Ein wichtiger Grund für die mangelnde Dynamik der vergangenen Jahre ist nach Ifo-Angaben die schwache Konjunktur. An den FuE-Budgets zu sparen, ist nach Ansicht von Penzkofer allerdings der falsche Weg: „Eigentlich müssten die Unternehmen in der Krise investieren, um im Aufschwung mit neuen Produkten auf dem Markt zu sein.“ Die Unternehmen werden aber auch von zahlreichen externen Faktoren bei ihren Innovationsaktivitäten behindert. Besonders schwer wiegen laut einer Ifo-Umfrage unzureichende Finanzierungsmöglichkeiten. „Wegen der hohen Abgabenbelastung fehlt es vielen Unternehmen an Kapital“, sagte Arend Oetker, Chef des Stifterverbandes und Vizepräsident des Bundesverbandes der Deutschen Industrie. Hinzu komme die schlechte Verfassung des deutschen Finanzsystems. Als zweites Hemmnis macht das Ifo-Institut den Mangel an qualifiziertem Personal aus, an dritter Stelle stehen bürokratische Hürden. Dazu zählten langwierige Verwaltungsverfahren und restriktive Gesetze.

Allen drei Problemen will Bundeskanzler Gerhard Schröder (SPD) mit seiner Innovationsoffensive zu Leibe rücken.

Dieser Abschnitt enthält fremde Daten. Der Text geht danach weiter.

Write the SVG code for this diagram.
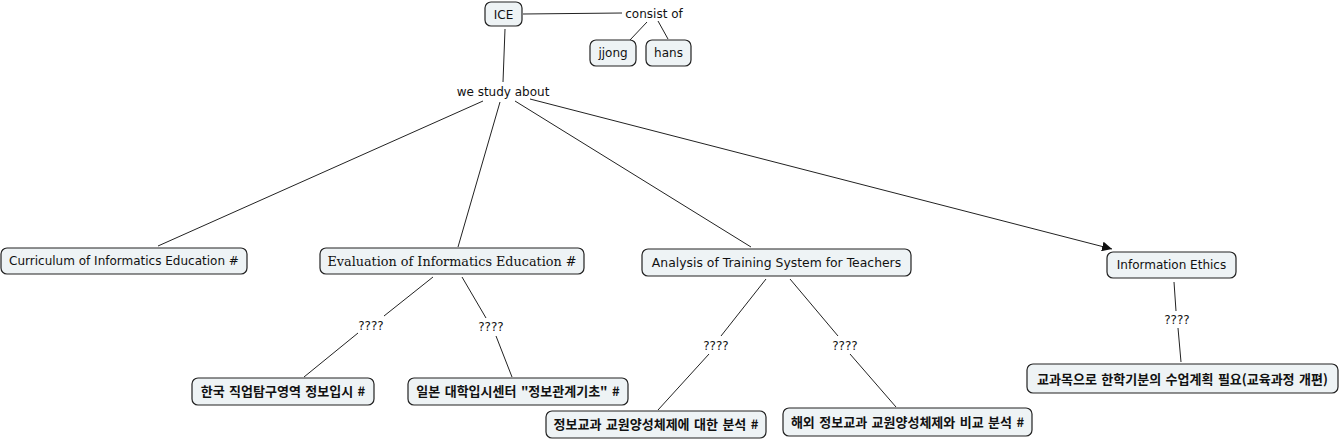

Bei einem Treffen mit den Spitzen aus Wirtschaft und Wissenschaft verkündete er die Einrichtung eines Kapitalfonds, der mit 500 Millionen Euro ausgestattet werden soll. Schon zuvor hatte er mit dem Plan für Aufsehen gesorgt, mit dem Aufbau von zehn Elite-Universitäten die Qualität der Bildung zu erhöhen.

Nach Ansicht von Oetker liegt es aber an der Wirtschaft selbst, für mehr Dynamik zu sorgen. In der Vergangenheit hätten viele deutsche Firmen die Entwicklung auf den Weltmärkten schlicht „verschlafen“. Der Deutsche Industrie- und Handelskammertag (DIHK) startete deshalb eine Kampagne zur Verbesserung des Innovationsstandorts. „Unser Innovationsfundament bröckelt Besorgnis erregend“, sagt DIHK-Präsident Ludwig Georg Braun, der als Chef der Medizintechnikfirma B. Braun Melsungen in einem forschungsintensiven Bereich tätig ist. Der Politik wirft Braun „Lippenbekenntnisse“ vor, unter anderem, weil sie „den Betrieben durch eine neue Mindeststeuer den finanziellen Spielraum für Forschung und Entwicklung nimmt“, sagte Braun dem Tagesspiegel.

Auf dem DIHK-Innovationskongress am 3. Februar in Berlin „erwarten wir von Bundeskanzler Schröder und CDU-Chefin Angela Merkel verbindliche Konzepte für eine nachhaltige Verbesserung des Innovationsstandortes Deutschland“. Der DIHK werde mit fünf weiteren Kongressen im Verlauf des Jahres versuchen, dem Thema weiter Schwung zu geben. „Eine Vielzahl regionaler Veranstaltungen wird folgen“, kündigt Braun an.